SUPPLIED RECORDS:

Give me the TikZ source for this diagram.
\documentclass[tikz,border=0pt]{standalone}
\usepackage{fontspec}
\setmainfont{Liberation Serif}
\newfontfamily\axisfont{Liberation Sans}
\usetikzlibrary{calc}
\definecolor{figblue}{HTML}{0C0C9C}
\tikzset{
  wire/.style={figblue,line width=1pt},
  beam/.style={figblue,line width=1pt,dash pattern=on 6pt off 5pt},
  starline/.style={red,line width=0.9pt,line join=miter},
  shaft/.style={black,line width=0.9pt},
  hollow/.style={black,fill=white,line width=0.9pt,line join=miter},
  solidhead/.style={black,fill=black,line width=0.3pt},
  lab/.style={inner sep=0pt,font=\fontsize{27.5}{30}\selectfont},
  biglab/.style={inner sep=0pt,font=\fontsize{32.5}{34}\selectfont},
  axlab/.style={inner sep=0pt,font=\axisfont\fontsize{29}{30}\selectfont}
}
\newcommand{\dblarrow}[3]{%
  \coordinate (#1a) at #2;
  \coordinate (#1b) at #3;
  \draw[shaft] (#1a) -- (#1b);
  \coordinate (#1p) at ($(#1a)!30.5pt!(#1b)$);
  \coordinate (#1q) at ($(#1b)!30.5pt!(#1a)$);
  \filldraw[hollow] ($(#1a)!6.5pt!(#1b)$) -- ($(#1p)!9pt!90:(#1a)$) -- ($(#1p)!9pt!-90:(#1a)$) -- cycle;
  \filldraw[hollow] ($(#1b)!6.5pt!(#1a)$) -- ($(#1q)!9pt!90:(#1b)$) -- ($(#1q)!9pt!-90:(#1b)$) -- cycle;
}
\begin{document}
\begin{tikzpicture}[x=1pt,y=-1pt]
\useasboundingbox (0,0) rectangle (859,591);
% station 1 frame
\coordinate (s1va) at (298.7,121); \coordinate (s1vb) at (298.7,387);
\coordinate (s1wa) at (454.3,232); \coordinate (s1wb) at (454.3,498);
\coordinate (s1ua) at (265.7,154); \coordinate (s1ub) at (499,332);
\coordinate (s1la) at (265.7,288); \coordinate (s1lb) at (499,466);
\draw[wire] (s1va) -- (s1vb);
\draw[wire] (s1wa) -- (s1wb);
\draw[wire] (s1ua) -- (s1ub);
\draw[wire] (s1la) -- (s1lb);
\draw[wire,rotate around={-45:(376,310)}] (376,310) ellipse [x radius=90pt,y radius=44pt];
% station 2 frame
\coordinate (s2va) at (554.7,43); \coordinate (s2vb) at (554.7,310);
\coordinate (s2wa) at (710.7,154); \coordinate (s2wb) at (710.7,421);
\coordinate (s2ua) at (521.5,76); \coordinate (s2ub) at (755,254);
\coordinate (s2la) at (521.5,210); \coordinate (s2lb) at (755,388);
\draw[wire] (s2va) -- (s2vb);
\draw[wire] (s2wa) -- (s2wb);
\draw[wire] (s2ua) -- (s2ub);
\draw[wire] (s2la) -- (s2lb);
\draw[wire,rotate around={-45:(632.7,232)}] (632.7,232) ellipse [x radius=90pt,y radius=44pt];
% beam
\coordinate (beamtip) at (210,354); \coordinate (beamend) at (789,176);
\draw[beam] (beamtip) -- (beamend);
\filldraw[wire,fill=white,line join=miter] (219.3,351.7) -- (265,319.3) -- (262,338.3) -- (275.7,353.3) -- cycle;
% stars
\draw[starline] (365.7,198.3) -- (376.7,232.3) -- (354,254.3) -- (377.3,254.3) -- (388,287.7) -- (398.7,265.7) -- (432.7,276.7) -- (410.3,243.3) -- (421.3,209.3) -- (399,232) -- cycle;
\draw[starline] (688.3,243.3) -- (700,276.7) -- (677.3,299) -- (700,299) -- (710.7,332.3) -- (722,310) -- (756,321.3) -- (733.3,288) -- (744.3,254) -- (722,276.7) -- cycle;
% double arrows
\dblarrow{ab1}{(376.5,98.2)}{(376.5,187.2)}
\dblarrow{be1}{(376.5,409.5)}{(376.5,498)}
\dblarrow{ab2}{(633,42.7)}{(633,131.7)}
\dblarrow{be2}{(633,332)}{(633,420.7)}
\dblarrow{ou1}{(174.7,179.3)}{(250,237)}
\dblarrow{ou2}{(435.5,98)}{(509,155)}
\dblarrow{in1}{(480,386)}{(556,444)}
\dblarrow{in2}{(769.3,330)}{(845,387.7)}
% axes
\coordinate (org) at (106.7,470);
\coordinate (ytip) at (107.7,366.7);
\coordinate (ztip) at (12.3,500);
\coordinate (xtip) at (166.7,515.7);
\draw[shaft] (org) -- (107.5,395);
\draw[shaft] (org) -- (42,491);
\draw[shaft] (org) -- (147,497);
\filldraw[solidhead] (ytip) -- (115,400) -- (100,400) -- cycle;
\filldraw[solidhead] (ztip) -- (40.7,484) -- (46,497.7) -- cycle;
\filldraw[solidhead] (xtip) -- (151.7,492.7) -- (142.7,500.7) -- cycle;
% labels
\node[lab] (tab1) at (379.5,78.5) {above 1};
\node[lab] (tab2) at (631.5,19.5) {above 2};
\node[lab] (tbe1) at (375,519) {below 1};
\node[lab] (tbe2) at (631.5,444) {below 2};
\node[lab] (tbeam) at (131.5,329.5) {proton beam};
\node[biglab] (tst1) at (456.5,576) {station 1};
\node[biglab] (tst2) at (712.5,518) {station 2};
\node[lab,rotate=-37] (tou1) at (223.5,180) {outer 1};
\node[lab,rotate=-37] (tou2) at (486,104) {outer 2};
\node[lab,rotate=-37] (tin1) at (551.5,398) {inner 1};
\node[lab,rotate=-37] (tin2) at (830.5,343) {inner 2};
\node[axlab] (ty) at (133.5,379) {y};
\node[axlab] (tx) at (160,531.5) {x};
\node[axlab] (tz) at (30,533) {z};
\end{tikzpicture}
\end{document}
* * *
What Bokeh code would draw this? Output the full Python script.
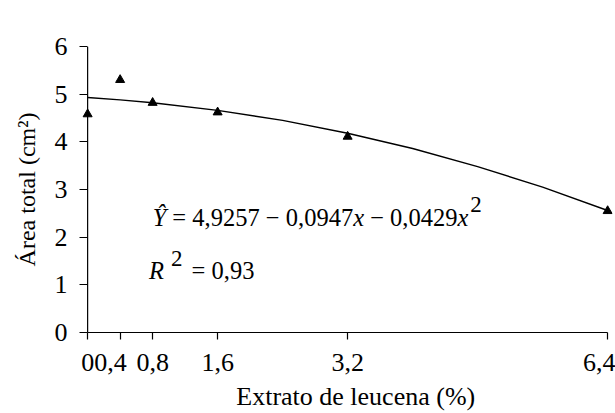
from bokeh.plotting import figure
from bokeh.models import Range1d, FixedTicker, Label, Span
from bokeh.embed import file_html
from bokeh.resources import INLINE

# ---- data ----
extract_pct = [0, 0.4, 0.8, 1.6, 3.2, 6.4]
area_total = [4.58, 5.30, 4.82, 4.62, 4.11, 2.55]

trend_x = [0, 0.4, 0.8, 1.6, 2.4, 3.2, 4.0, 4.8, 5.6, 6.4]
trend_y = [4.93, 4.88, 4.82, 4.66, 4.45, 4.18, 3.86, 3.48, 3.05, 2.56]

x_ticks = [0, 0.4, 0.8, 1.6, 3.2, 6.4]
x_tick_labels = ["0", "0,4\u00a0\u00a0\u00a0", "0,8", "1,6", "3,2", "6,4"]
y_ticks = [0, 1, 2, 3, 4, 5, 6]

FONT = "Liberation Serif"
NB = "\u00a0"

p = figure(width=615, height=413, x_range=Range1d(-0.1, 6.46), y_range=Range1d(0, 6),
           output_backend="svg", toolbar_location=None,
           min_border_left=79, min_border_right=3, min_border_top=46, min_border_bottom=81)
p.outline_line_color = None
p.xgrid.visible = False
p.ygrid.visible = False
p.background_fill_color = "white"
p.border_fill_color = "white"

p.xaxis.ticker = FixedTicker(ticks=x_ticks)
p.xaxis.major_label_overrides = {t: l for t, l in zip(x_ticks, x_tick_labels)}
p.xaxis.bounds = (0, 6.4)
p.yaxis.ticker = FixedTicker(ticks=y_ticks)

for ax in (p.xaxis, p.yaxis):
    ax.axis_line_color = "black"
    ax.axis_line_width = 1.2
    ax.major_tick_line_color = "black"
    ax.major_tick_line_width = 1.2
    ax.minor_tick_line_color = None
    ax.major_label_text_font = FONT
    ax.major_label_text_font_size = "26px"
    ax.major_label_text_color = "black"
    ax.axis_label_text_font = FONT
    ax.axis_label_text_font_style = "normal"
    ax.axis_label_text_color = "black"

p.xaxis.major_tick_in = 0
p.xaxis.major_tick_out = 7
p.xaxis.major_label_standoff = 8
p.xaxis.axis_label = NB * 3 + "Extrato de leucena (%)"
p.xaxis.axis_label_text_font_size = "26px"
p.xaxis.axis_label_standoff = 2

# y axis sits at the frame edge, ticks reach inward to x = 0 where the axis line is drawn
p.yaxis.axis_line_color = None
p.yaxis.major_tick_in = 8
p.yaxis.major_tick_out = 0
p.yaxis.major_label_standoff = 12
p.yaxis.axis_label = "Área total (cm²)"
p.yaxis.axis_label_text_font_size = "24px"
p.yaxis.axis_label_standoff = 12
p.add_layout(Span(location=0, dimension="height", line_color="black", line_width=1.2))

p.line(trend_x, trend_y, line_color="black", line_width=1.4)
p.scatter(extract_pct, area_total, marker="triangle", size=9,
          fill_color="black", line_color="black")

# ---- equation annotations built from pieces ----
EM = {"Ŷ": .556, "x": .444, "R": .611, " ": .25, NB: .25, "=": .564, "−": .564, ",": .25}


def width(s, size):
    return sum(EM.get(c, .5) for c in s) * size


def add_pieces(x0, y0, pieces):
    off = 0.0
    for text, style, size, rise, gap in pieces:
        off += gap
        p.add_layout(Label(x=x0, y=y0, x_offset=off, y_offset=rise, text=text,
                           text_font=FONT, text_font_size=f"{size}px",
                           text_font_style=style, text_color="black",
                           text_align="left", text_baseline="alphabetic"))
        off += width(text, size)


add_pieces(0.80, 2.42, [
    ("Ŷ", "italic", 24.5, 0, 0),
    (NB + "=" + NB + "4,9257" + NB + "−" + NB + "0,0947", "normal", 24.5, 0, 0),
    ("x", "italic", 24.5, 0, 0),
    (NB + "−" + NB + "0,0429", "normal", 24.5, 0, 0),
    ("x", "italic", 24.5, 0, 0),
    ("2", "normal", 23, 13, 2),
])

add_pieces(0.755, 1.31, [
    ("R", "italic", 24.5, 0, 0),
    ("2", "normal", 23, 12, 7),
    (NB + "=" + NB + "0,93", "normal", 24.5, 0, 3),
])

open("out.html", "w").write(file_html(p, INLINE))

GIVEN REQUEST:
Without any pictures, set down the lines from the one holding "What Bokeh code" through the one holding "area_total = [4.58, 5.30, 4.82, 4.62, 4.11, 2.55]".

CORRECT RESULT:
What Bokeh code would draw this? Output the full Python script.
from bokeh.plotting import figure
from bokeh.models import Range1d, FixedTicker, Label, Span
from bokeh.embed import file_html
from bokeh.resources import INLINE

# ---- data ----
extract_pct = [0, 0.4, 0.8, 1.6, 3.2, 6.4]
area_total = [4.58, 5.30, 4.82, 4.62, 4.11, 2.55]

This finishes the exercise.